Pinky Fang: experiencing both invisible and visible disability
Pinky says: One of the first things people often say to me when I disclose my disability is ‘You don’t look blind!’ I’ve been told I should take it as a compliment, but I don’t.
I wasn’t born blind, but my eye condition has been worsening my entire life. Up until around age 26, I got these comments a lot. I had no visual signifiers that there was anything going on with my eyes. That is until I would walk into or trip over something other people would spot a mile off.
People would still just assume I was drunk or very clumsy.
Once I got a cane things changed. I became a visibly disabled person. The relief was palpable. When people couldn’t see my disability, I felt like I shouldered a lot of guilt and embarrassment for getting in peoples way, walking slowly, bumping into shoppers in a crowded mall. With my cane I could finally say, Hey look I can’t see you so it’s on you to get out my way, sorry about it!
After a few years I got my Guide Dog, who is a huge improvement on the cane in a lot of ways.
But now I would get asked constantly if I was training my Guide Dog for a blind person. When I would say no, she’s for me - they’d reply with ‘Oh but you don’t look blind!’ Aaand there it was again.
I think part of the reason why people think this way about me is because I appear to be doing so much that they don’t think I should be able to do. I am a freelance artist, I hang out with my friends in bars, I DJ, I put on makeup and dress up, I go to movies & live gigs. These things are not always easy to do, but I do them because I enjoy them, and why shouldn’t I?

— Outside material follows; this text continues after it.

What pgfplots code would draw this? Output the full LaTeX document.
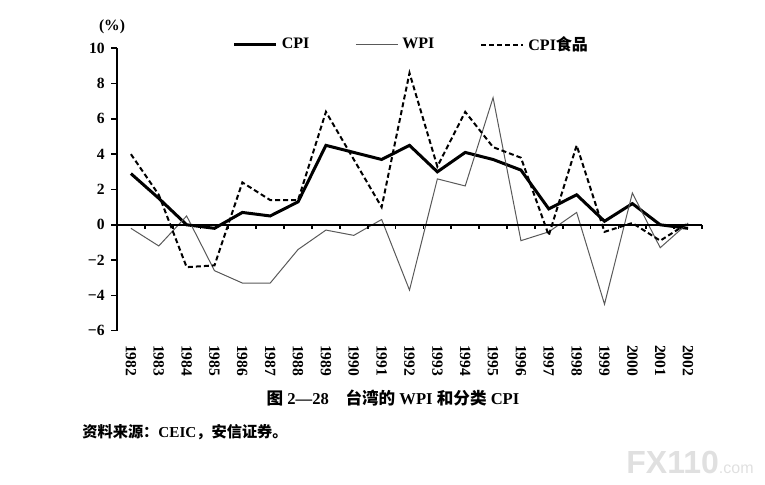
\documentclass[border=0pt]{standalone}
\usepackage{pgfplots}
\pgfplotsset{compat=1.18}
\usepackage{fontspec}
\setmainfont{Liberation Serif}
\newfontfamily\cjk{Noto Sans CJK SC}
\newfontfamily\wm{Liberation Sans}
\begin{document}
\begin{tikzpicture}
\useasboundingbox (0,0) rectangle (382.5pt,242.5pt);
\begin{axis}[
  at={(58.5pt,77.15pt)}, anchor=south west,
  scale only axis, width=292.5pt, height=141.2pt,
  xmin=-0.5, xmax=20.5, ymin=-6, ymax=10,
  axis y line*=left, axis x line*=bottom,
  x axis line style={draw=none},
  y axis line style={line width=1pt, -},
  xtick={0,...,20},
  xticklabels={1982,1983,1984,1985,1986,1987,1988,1989,1990,1991,1992,1993,1994,1995,1996,1997,1998,1999,2000,2001,2002},
  xtick style={draw=none},
  ytick={-6,-4,-2,0,2,4,6,8,10},
  yticklabels={−6,−4,−2,0,2,4,6,8,10},
  ytick style={line width=0.8pt, black},
  tick align=outside, major tick length=3pt,
  yticklabel style={font=\fontsize{7.8}{8}\selectfont\bfseries, inner sep=1.5pt, xshift=-1.5pt},
  xticklabel style={rotate=-90, anchor=west, font=\fontsize{7.8}{8}\selectfont\bfseries, inner xsep=4pt},
  legend columns=3,
  legend style={at={(0.505,1.012)}, anchor=center, draw=none, fill=none,
    font=\fontsize{8}{8}\selectfont\bfseries,
    /tikz/every even column/.append style={column sep=21pt},
    inner sep=0pt},
  legend cell align=left,
  legend image code/.code={\draw[#1] (0pt,0pt) -- (21pt,0pt);},
  clip=false,
]
\addplot[black, line width=1.5pt] coordinates {
(0,2.9) (1,1.5) (2,0.0) (3,-0.2) (4,0.7) (5,0.5) (6,1.3) (7,4.5) (8,4.1) (9,3.7)
(10,4.5) (11,3.0) (12,4.1) (13,3.7) (14,3.1) (15,0.9) (16,1.7) (17,0.2) (18,1.2) (19,0.0) (20,-0.2)};
\addlegendentry{CPI}
\addplot[black!65, line width=0.5pt] coordinates {
(0,-0.2) (1,-1.2) (2,0.5) (3,-2.6) (4,-3.3) (5,-3.3) (6,-1.4) (7,-0.3) (8,-0.6) (9,0.3)
(10,-3.7) (11,2.6) (12,2.2) (13,7.2) (14,-0.9) (15,-0.4) (16,0.7) (17,-4.5) (18,1.8) (19,-1.3) (20,0.1)};
\addlegendentry{WPI}
\addplot[black, line width=1pt, dash pattern=on 2.5pt off 1.5pt] coordinates {
(0,4.0) (1,1.7) (2,-2.4) (3,-2.3) (4,2.4) (5,1.4) (6,1.4) (7,6.4) (8,3.7) (9,1.0)
(10,8.6) (11,3.3) (12,6.4) (13,4.4) (14,3.8) (15,-0.6) (16,4.5) (17,-0.4) (18,0.1) (19,-0.9) (20,0.1)};
\addlegendentry{CPI{\cjk\bfseries 食品}}
\draw[line width=1pt] (axis cs:-0.5,0) -- (axis cs:20.5,0);
\pgfplotsinvokeforeach{0.5,1.5,...,20.5}{
  \draw[line width=0.8pt] (axis cs:#1,0) -- ([yshift=-2.2pt]axis cs:#1,0);
}
\end{axis}
\node[font=\fontsize{7.8}{8}\selectfont\bfseries] at (56pt,229pt) {(\%)};
\node[font=\fontsize{8.3}{9}\selectfont\bfseries] at (196.5pt,43.5pt) {{\cjk\bfseries 图} 2—28\quad {\cjk\bfseries 台湾的} WPI {\cjk\bfseries 和分类} CPI};
\node[anchor=west, inner sep=0pt, font=\fontsize{7.6}{8}\selectfont\bfseries] at (41pt,26.5pt) {{\cjk\bfseries 资料来源：}CEIC{\cjk\bfseries ，安信证券。}};
\node[anchor=east, inner sep=0pt, text=black!12] at (377pt,11.5pt) {{\wm\bfseries\fontsize{16}{16}\selectfont FX110}{\wm\fontsize{8}{8}\selectfont .com}};
\end{tikzpicture}
\end{document}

Another large part of this is the unforgiving nature of the word ‘blind’. A lot of people don’t realise that blind doesn’t always mean you have absolutely no sight at all, in fact the vast majority of people registered with the Blind Foundation do have some useful vision. A fact reflected in the organisation’s recent decision to change their name to Blind Low Vision NZ.
I now tell people I have ‘low vision’ or am ‘visually impaired’ which usually helps people understand why I can still see some things and can’t see others. But still, without either my cane or my guide dog - my disability remains invisible.
There are many issues that you have to contend with when you have an invisible disability, not least the lack of understanding that comes from the general public. So that’s why when people proclaim that I don’t look blind, I don’t take it as a compliment.
Being blind, or disabled in any way, is not something to be ashamed of. These kind of attitudes meant I hid my challenges for a long time, feeling like appearing able bodied was a charade I needed to keep up in order to be respected.
Thankfully I feel those views in society shifting, and I look forward to a future where people with all disabilities are respected, whether their challenges are visible or not.